Today we celebrate the death of our Lord and Saviour by eating and drinking around His table. 

The meal that we eat has been reduced to its barest elements. We do not eat the whole Passover as Jesus and his disciples did.  We only eat a small piece of bread and drink a sip of wine.

The Passover meal was one of the most important feasts of Israel – celebrating their redemption out of Egypt.  Jesus used it to point to his own sacrifice of redemption on the cross.  Christians do not celebrate the Passover in memory of Moses and the Egyptians but in memory of Jesus’ redemptive death for us.

So eating bread and drinking wine reminds us of his broken body in death and the covenant signed in his blood- the covenant of forgiveness and pardon.  It is in the activity of eating and drinking that we participate in this memorial. 
The bread remains bread and the wine remains wine.  But as we eat and drink in remembrance of him we share with each other in his death for us.

The framers of our Prayer Book were careful to remove superstition from the Lord’s Supper.  They knew that at the heart of the misunderstandings of the Lord’s Supper lay a profound misunderstanding of the Gospel.

So at the end of the Lord’s Supper they explain what kneeling during the Supper does, and importantly does not, mean. 
 “It is here declared, that … no Adoration is intended, or ought to be done, either to the Sacramental Bread and Wine, thereby bodily received, or unto any Corporeal Presence of Christ’s natural Flesh and Blood.  For the Sacramental Bread and Wine remain still in their very natural substances, and therefore may not be adored; (for that were Idolatry, to be abhorred of all faithful Christians;) and the natural body and blood of our Saviour Christ are in Heaven, and not here; it being against the truth of Christ’s natural body to be at one time in more places than one.”

We feed on Christ spiritually (“in our hearts by faith”) not physically with our mouths.  If a person is too sick to receive the bread and the wine “he doth eat and drink the Body and Blood of our Saviour Christ profitably to his soul’s health, although he do not receive the Sacrament with his mouth.”

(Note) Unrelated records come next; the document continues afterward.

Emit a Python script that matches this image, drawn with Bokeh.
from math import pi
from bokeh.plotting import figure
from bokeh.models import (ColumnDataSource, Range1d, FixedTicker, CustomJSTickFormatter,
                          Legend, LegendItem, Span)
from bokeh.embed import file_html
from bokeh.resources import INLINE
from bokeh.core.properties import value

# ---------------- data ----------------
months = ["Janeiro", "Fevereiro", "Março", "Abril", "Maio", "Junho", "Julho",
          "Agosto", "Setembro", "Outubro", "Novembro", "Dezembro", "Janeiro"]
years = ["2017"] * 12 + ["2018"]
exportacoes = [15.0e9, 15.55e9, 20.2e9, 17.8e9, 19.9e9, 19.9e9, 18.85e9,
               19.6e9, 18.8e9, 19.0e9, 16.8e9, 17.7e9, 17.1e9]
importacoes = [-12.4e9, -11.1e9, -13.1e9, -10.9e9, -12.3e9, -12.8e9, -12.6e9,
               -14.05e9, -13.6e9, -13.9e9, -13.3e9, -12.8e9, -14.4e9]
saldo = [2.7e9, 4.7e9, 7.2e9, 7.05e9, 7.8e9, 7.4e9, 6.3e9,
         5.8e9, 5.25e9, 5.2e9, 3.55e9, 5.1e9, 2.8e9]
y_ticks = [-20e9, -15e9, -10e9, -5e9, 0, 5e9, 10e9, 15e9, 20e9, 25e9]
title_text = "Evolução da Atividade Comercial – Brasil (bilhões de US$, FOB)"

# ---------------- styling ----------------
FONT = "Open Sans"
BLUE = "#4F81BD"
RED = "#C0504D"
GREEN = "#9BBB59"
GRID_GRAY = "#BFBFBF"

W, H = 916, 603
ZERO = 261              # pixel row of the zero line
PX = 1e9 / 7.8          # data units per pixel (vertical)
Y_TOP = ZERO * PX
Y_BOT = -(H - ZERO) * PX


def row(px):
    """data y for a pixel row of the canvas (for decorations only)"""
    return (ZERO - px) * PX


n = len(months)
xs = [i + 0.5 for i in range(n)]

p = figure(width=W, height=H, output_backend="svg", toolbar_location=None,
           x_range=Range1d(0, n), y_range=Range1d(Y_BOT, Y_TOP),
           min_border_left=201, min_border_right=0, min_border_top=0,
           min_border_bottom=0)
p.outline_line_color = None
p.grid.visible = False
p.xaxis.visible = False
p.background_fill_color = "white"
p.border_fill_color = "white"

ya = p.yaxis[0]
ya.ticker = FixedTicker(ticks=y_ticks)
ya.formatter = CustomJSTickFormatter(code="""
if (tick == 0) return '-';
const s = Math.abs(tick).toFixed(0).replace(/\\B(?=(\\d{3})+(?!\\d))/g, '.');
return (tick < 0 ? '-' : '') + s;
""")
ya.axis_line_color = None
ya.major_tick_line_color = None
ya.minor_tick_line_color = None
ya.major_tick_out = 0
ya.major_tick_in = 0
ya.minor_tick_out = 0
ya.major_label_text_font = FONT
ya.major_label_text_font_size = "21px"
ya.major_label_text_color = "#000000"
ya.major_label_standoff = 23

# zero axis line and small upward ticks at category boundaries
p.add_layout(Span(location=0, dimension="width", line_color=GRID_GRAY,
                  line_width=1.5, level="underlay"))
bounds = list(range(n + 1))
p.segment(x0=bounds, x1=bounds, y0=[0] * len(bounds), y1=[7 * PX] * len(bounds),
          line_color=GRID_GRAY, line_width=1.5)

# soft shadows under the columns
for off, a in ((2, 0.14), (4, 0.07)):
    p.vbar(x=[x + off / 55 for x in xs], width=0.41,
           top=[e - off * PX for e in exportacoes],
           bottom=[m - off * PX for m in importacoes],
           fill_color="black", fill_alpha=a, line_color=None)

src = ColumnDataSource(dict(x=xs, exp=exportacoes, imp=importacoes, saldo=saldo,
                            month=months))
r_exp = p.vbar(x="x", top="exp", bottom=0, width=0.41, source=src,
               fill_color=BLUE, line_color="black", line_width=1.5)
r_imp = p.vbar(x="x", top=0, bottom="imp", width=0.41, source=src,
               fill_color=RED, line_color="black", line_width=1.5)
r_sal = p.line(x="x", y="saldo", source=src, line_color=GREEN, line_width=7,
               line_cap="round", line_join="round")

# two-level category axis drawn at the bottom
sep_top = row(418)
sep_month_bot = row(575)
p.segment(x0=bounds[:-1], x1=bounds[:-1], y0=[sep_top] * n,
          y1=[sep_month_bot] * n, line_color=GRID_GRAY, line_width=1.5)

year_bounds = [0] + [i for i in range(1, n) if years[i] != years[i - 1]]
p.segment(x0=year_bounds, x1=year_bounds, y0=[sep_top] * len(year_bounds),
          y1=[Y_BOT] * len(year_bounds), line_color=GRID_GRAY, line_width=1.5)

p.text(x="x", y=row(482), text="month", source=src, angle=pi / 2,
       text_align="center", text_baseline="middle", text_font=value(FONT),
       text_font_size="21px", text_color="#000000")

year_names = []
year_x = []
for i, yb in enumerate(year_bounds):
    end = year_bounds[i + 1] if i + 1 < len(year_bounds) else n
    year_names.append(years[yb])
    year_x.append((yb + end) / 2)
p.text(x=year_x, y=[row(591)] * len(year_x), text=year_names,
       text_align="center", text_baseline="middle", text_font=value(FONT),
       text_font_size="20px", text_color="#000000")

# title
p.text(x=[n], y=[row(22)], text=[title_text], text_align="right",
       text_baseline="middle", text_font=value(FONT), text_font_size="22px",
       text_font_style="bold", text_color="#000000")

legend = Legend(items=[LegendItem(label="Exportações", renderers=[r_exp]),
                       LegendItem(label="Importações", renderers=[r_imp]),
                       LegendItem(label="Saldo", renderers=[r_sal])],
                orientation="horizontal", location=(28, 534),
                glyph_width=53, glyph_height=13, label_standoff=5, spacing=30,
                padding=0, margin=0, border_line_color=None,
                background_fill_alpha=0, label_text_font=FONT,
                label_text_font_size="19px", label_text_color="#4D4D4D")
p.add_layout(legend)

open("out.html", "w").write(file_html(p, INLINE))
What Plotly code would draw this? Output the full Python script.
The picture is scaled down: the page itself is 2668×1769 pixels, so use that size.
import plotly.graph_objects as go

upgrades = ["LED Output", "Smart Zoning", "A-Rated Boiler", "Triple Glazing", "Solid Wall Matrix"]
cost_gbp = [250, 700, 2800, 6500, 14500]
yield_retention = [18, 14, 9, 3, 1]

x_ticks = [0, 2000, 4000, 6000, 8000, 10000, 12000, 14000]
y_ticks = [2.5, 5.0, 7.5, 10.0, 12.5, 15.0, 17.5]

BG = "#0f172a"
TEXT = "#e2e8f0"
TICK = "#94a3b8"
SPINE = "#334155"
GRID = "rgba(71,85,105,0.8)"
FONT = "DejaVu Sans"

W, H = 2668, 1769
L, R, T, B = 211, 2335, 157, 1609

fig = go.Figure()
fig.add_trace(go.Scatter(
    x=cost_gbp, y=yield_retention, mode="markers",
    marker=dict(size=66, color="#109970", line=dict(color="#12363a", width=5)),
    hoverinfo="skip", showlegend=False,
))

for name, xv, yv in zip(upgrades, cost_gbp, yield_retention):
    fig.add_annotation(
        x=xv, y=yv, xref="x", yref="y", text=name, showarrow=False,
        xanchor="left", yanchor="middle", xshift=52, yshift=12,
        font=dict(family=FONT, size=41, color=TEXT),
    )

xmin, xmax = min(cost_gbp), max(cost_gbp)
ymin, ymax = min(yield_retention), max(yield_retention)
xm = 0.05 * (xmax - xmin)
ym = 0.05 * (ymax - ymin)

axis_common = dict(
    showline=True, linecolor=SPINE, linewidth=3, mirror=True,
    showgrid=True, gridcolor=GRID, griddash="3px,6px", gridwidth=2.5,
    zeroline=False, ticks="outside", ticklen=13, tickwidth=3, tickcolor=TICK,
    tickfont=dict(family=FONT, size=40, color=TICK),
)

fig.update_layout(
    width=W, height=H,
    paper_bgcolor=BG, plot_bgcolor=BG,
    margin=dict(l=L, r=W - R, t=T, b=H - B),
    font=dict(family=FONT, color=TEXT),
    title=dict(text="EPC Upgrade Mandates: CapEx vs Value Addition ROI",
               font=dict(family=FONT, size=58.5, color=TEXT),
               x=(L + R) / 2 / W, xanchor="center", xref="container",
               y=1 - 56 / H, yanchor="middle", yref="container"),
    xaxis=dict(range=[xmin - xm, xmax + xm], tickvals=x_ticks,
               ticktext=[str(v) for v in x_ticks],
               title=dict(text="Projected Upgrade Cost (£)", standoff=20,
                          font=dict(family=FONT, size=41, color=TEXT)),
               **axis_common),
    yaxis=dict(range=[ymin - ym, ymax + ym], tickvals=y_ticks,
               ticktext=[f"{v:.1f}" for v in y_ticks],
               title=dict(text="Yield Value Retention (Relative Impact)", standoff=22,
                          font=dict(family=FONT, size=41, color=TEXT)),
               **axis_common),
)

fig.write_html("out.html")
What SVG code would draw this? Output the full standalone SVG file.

Central to our remembrance of Christ is not the bread nor the wine but our fellowship of eating together as we remember his sacrifice for us.    So the Lord’s Supper is also called “Holy Communion” for it is a corporate meal that we share.  It is not to be celebrated alone -“There shall be no Celebration of the Lord’s Supper, except there be a convenient number to communicate”.  And we are exhorted most strongly to be in love and charity with our neighbours, even to the point that the Supper is to be denied to those who cannot or will not be reconciled to each other.

Our unity is to be a real unity of living in love and charity with each other – forgiving each other and being reconciled to each other – lest we eat and drink to our own condemnation.  It is not symbolised in the bread or the wine but in eating and drinking together in remembrance of Christ’s sacrificial death for us.